I remember my family visiting my grandparents one Sunday afternoon, something we always looked forward to. This particular Sunday afternoon was no different. I was about seven or eight years old at the time. We loved going upstairs in their old farmhouse, visiting the mysteries still tucked away in my mother’s and uncle’s long forgotten bedrooms. Grandpa would occasionally open up a very large and very old trunk in which he kept such things as postcards and photos from long ago, bringing them downstairs for all to see. This afternoon he showed us a photo of a newborn baby in a tiny little casket. And this was the afternoon we children learned we had an aunt, my grandmother’s first child.

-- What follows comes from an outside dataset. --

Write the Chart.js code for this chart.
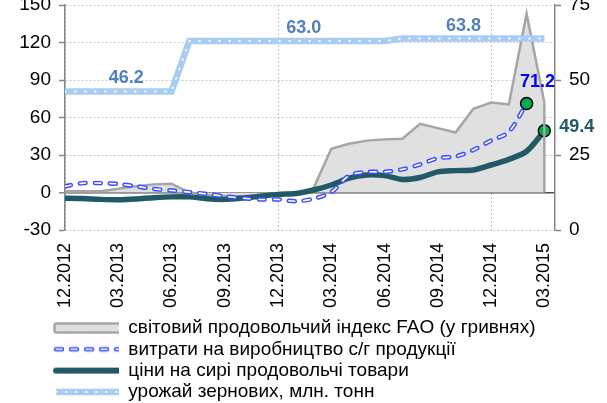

It wasn’t an awkward or dark discussion, but warm and peaceful. I felt nothing but love for my grandparents and for her, this aunt whom I very quickly came to love. It just seemed an appropriate time for my grandparents to introduce us children to a family member we had not yet met. Granted it would be years before Mother would share more details of her older sister’s birth and passing, a sister she and my uncle never met, a sister nonetheless.

Having given birth to a beautiful baby boy, my Mother’s Day baby, and then many years later, losing our precious daughter in miscarriage, I have often wondered just how my grandmother dealt with the loss of her first baby. I also can’t help but wonder how she felt with her pregnancies and births of my uncle and my mother. Her seeming to be a bit of a worrier when it came to her adult children and us grandchildren makes so much sense now. I wouldn’t consider it a case of her being a worrier, but of her knowing the loss of a child causing her to be a bit more protective of the rest of us, knowing how precious each child is and how fragile life can be. I would call it a grandmother’s protective love.